Newman, who won a Daytona 500 driving for Roger Penske and at Indianapolis Motor Speedway driving for Stewart, was the final seed in the 16-driver field after a steady if unspectacular run in the playoffs. Last week, he moved Kyle Larson out of his way to snag the last spot in the finale and bumped Gordon.

Despite just 41 laps led all year and no wins, he has a chance to end the 20-year championship drought for Childress.

"We're in this hunt," Newman said. "Just to have this opportunity, this is a chance for a dream to come true."

Of the foursome, only Hamlin has been in this position before.

He was the points leader headed into the finale under a different format in 2010. But his nerves were shaky before he even got in the car and he lost the championship to Johnson. Hamlin hasn't been the same driver since.

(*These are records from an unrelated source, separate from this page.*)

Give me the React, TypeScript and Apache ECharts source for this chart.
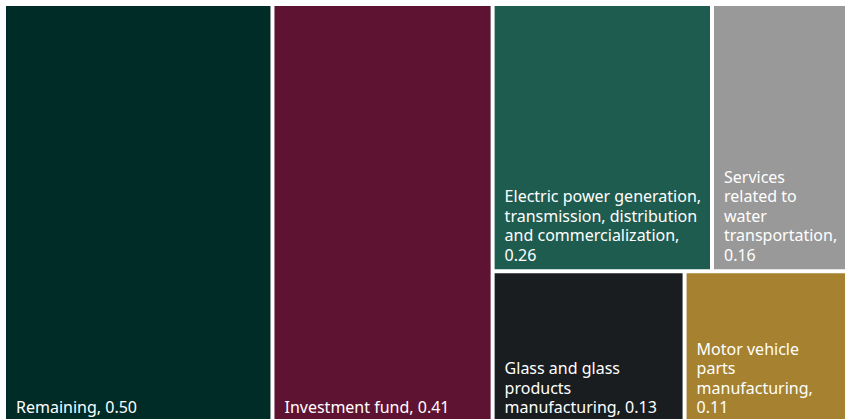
import React, { useEffect, useRef } from "react";
import * as echarts from "echarts";

const categories = [
  "Remaining",
  "Investment fund",
  "Electric power generation, transmission, distribution and commercialization",
  "Services related to water transportation",
  "Glass and glass products manufacturing",
  "Motor vehicle parts manufacturing",
];
const values = [0.5, 0.41, 0.26, 0.16, 0.13, 0.11];
const colors = ["#002c28", "#5f1333", "#1f5c50", "#999999", "#1a1d20", "#a6812f"];

const FONT_SIZE = 16;
const FONT_FAMILY = "Noto Sans";

function wrapWords(text: string, maxW: number): string {
  const canvas = document.createElement("canvas");
  const ctx = canvas.getContext("2d");
  if (!ctx) return text;
  ctx.font = `${FONT_SIZE}px "${FONT_FAMILY}"`;
  const words = text.split(" ");
  const lines: string[] = [];
  let cur = "";
  for (const w of words) {
    const test = cur ? cur + " " + w : w;
    if (!cur || ctx.measureText(test).width <= maxW) {
      cur = test;
    } else {
      lines.push(cur);
      cur = w;
    }
  }
  if (cur) lines.push(cur);
  return lines.join("\n");
}

export default function App() {
  const ref = useRef<HTMLDivElement>(null);
  useEffect(() => {
    if (!ref.current) return;
    const chart = echarts.init(ref.current, null, { renderer: "svg" });
    const labelText = (i: number) => `${categories[i]}, ${values[i].toFixed(2)}`;
    const build = (texts: string[] | null) => ({
      animation: false,
      series: [
        {
          type: "treemap",
          left: 6,
          top: 6,
          width: 839,
          height: 416,
          roam: false,
          nodeClick: false,
          breadcrumb: { show: false },
          squareRatio: 1,
          levels: [
            { itemStyle: { gapWidth: 4, borderWidth: 0, borderColor: "#ffffff" } },
          ],
          label: {
            show: true,
            position: "insideBottomLeft",
            distance: 0,
            padding: [0, 4, 5, 10],
            color: "#ffffff",
            fontFamily: FONT_FAMILY,
            fontSize: FONT_SIZE,
            lineHeight: 19.5,
            overflow: texts ? "none" : "break",
            formatter: (p: any) => `${p.name}, ${Number(p.value).toFixed(2)}`,
          },
          itemStyle: { borderWidth: 0 },
          data: categories.map((name, i) => ({
            name,
            value: values[i],
            itemStyle: { color: colors[i] },
            ...(texts ? { label: { formatter: texts[i] } } : {}),
          })),
        },
      ],
    });
    chart.setOption(build(null));
    try {
      const seriesModel = (chart as any).getModel().getSeriesByIndex(0);
      const root = seriesModel.getData().tree.root;
      const widths: Record<string, number> = {};
      root.children.forEach((n: any) => {
        const lay = n.getLayout();
        widths[n.name] = lay ? lay.width : 0;
      });
      const texts = categories.map((c, i) => wrapWords(labelText(i), (widths[c] || 0) - 17));
      chart.setOption(build(texts), true);
    } catch (e) {
      // keep automatic wrapping
    }
    return () => chart.dispose();
  }, []);
  return (
    <div
      ref={ref}
      style={{ position: "absolute", left: 0, top: 0, width: 848, height: 419 }}
    />
  );
}
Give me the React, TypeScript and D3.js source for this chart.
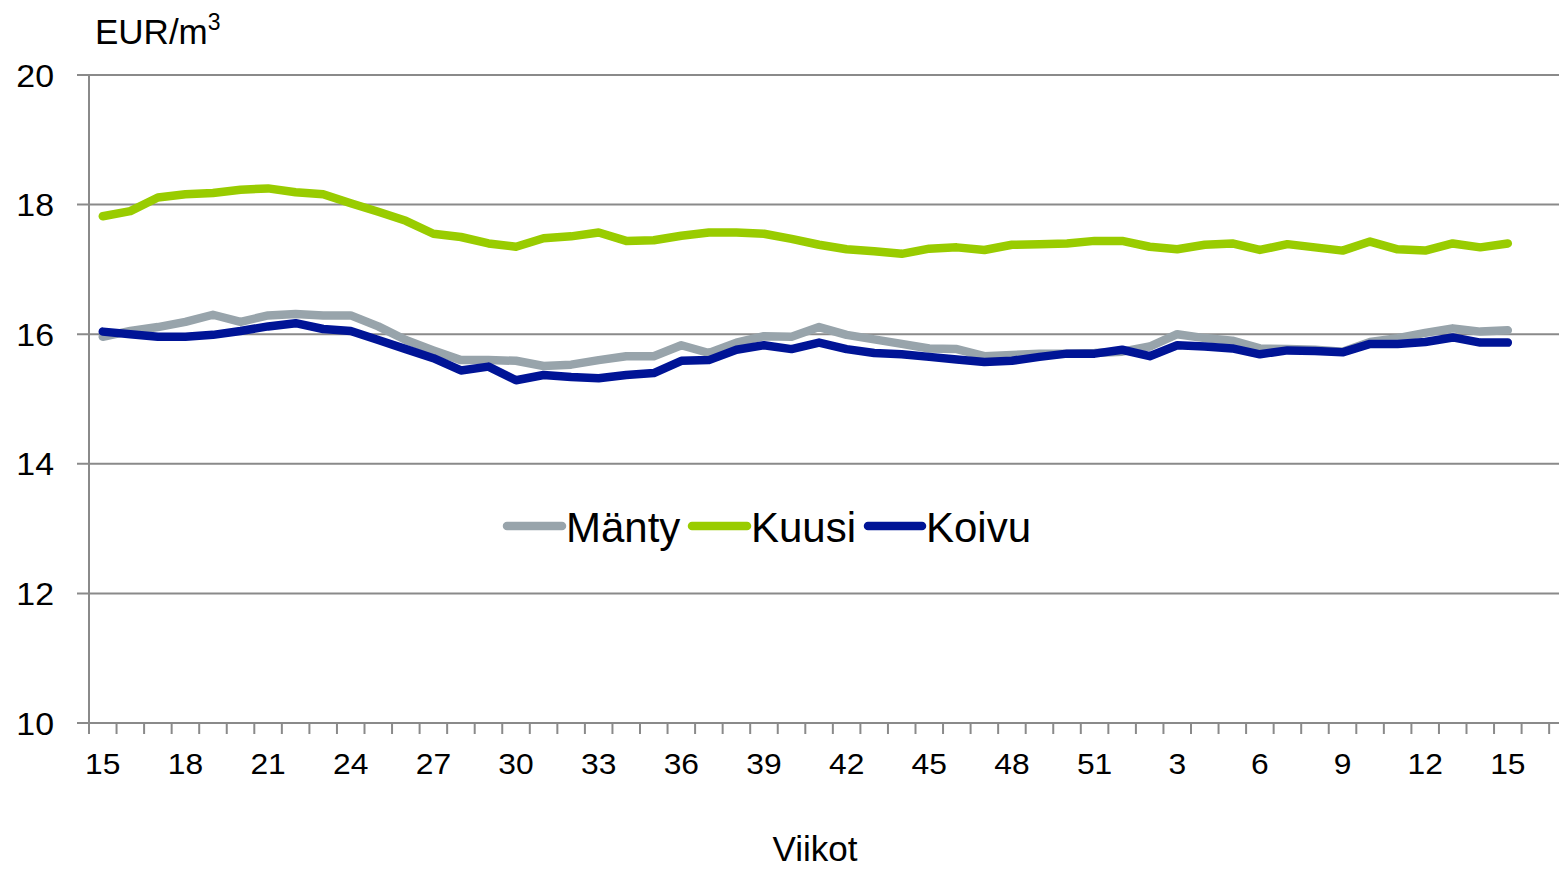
import React from 'react';
import * as d3 from 'd3';

// Week labels (week 1 missing from the source series)
const weeks = [
    15, 16, 17, 18, 19, 20, 21, 22, 23, 24, 25, 26, 27, 28, 29, 30, 31, 32, 33, 34, 35, 36, 37, 38, 39, 40, 41, 42, 43,
    44, 45, 46, 47, 48, 49, 50, 51, 52, 2, 3, 4, 5, 6, 7, 8, 9, 10, 11, 12, 13, 14, 15,
];

const manty = [
    15.96, 16.05, 16.11, 16.19, 16.3, 16.19, 16.29, 16.31, 16.29, 16.29, 16.12, 15.91, 15.75, 15.6, 15.6, 15.59, 15.51,
    15.53, 15.6, 15.66, 15.66, 15.83, 15.71, 15.87, 15.97, 15.96, 16.11, 15.99, 15.92, 15.85, 15.78, 15.77, 15.66, 15.68,
    15.7, 15.7, 15.71, 15.73, 15.81, 16.0, 15.94, 15.9, 15.78, 15.77, 15.76, 15.73, 15.88, 15.94, 16.02, 16.09, 16.04,
    16.06,
];

const kuusi = [
    17.82, 17.9, 18.11, 18.16, 18.18, 18.23, 18.25, 18.19, 18.16, 18.02, 17.89, 17.75, 17.55, 17.5, 17.4, 17.35, 17.48,
    17.51, 17.57, 17.44, 17.45, 17.52, 17.57, 17.57, 17.55, 17.47, 17.38, 17.31, 17.28, 17.24, 17.32, 17.34, 17.3, 17.38,
    17.39, 17.4, 17.44, 17.44, 17.35, 17.31, 17.38, 17.4, 17.3, 17.39, 17.34, 17.29, 17.43, 17.31, 17.29, 17.4, 17.34,
    17.4,
];

const koivu = [
    16.04, 16.0, 15.96, 15.96, 15.99, 16.05, 16.12, 16.17, 16.08, 16.05, 15.91, 15.77, 15.63, 15.44, 15.5, 15.29, 15.37,
    15.34, 15.32, 15.37, 15.4, 15.59, 15.6, 15.76, 15.83, 15.77, 15.87, 15.77, 15.71, 15.69, 15.65, 15.61, 15.57, 15.59,
    15.65, 15.7, 15.7, 15.76, 15.66, 15.83, 15.81, 15.78, 15.69, 15.75, 15.74, 15.72, 15.85, 15.85, 15.88, 15.95, 15.87,
    15.87,
];

const yTicks = [10, 12, 14, 16, 18, 20];

const seriesList = [
    { name: 'Mänty', values: manty, color: '#98a4ab' },
    { name: 'Kuusi', values: kuusi, color: '#99cc00' },
    { name: 'Koivu', values: koivu, color: '#001496' },
];

const W = 1559;
const H = 869;
const left = 89;
const top = 75;
const bottom = 723;
const step = 27.55;

const App = () => {
    const x = d3
        .scaleLinear()
        .domain([-0.5, weeks.length - 0.5])
        .range([left, left + weeks.length * step]);
    const y = d3.scaleLinear().domain([10, 20]).range([bottom, top]);

    const line = d3
        .line<number>()
        .x((d, i) => x(i))
        .y((d) => y(d));

    // tick marks between categories, continuing to the cropped right edge
    const tickIdx = d3.range(0, 60).map((k) => k - 0.5).filter((k) => x(k) <= W);

    const font = '"Liberation Sans", Arial, sans-serif';
    const gridColor = '#8a8a8a';

    const legendItems = [
        { x0: 507, x1: 562, tx: 566 },
        { x0: 692, x1: 747, tx: 751 },
        { x0: 868, x1: 922, tx: 926 },
    ];

    return (
        <svg
            width={W}
            height={H}
            style={{ position: 'fixed', left: 0, top: 0, background: '#fff' }}
            fontFamily={font}
        >
            {/* gridlines */}
            {yTicks.map((t) => (
                <line key={t} x1={77} x2={W} y1={y(t)} y2={y(t)} stroke={gridColor} strokeWidth={2} />
            ))}
            {/* y axis */}
            <line x1={left} x2={left} y1={top} y2={bottom} stroke={gridColor} strokeWidth={2} />
            {yTicks.map((t) => (
                <text
                    key={'yl' + t}
                    transform={`translate(54,${y(t) + 11.5}) scale(1.06,1)`}
                    textAnchor="end"
                    fontSize={32}
                    fill="#000"
                >
                    {t}
                </text>
            ))}
            {/* x axis ticks */}
            {tickIdx.map((k) => (
                <line key={'xt' + k} x1={x(k)} x2={x(k)} y1={bottom} y2={bottom + 11} stroke={gridColor} strokeWidth={2} />
            ))}
            {weeks.map((w, i) =>
                i % 3 === 0 ? (
                    <text
                        key={'xl' + i}
                        transform={`translate(${x(i)},${bottom + 51}) scale(1.06,1)`}
                        textAnchor="middle"
                        fontSize={30}
                        fill="#000"
                    >
                        {w}
                    </text>
                ) : null
            )}
            {/* series */}
            {seriesList.map((s) => (
                <path
                    key={s.name}
                    d={line(s.values) || ''}
                    fill="none"
                    stroke={s.color}
                    strokeWidth={8.5}
                    strokeLinejoin="round"
                    strokeLinecap="round"
                />
            ))}
            {/* legend */}
            {seriesList.map((s, i) => (
                <g key={'lg' + s.name}>
                    <line
                        x1={legendItems[i].x0}
                        x2={legendItems[i].x1}
                        y1={526}
                        y2={526}
                        stroke={s.color}
                        strokeWidth={8.5}
                        strokeLinecap="round"
                    />
                    <text x={legendItems[i].tx} y={542} fontSize={42} fill="#000">
                        {s.name}
                    </text>
                </g>
            ))}
            {/* titles */}
            <text x={95} y={44} fontSize={35} fill="#000">
                EUR/m<tspan fontSize={23} dy={-14}>3</tspan>
            </text>
            <text x={815} y={861} textAnchor="middle" fontSize={35} fill="#000">
                Viikot
            </text>
        </svg>
    );
};

export default App;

Last season, Hamlin feuded for more than a month with Logano, his former Joe Gibbs Racing teammate. Things boiled over at California when they raced each other hard and contact sent Hamlin hard into the wall. He broke his back, missed five races and failed to make the Chase for the first time in his career.

Logano, meanwhile, was on a career resurgence at Team Penske after failing to meet expectations in four seasons with Gibbs. The former 18-year-old phenom dubbed "Sliced Bread" was pushed into Stewart's ride before he was ready when Stewart left for SHR.

Cast aside so Gibbs could add Matt Kenseth last year, the fit with Penske has been spectacular as Logano made the Chase for the first time last year, then held his own with five wins against the big dogs this season.

Now 24 and the youngest of the title contenders, Logano is racing for a championship against his old team and two drivers he has clashed with in Hamlin and Harvick, who relentlessly picked on him when he first came into the series.

Logano has never before been in such a high-stakes situation, but he's done it by listening to the advice of crew chief Todd Gordon.

"Todd said to me, 'Don't reinvent the wheel at this point. You just polish the wheel a little bit and just become a little better in every area,'" Logano said. "That's what we've been able to do. It's been a fun ride so far."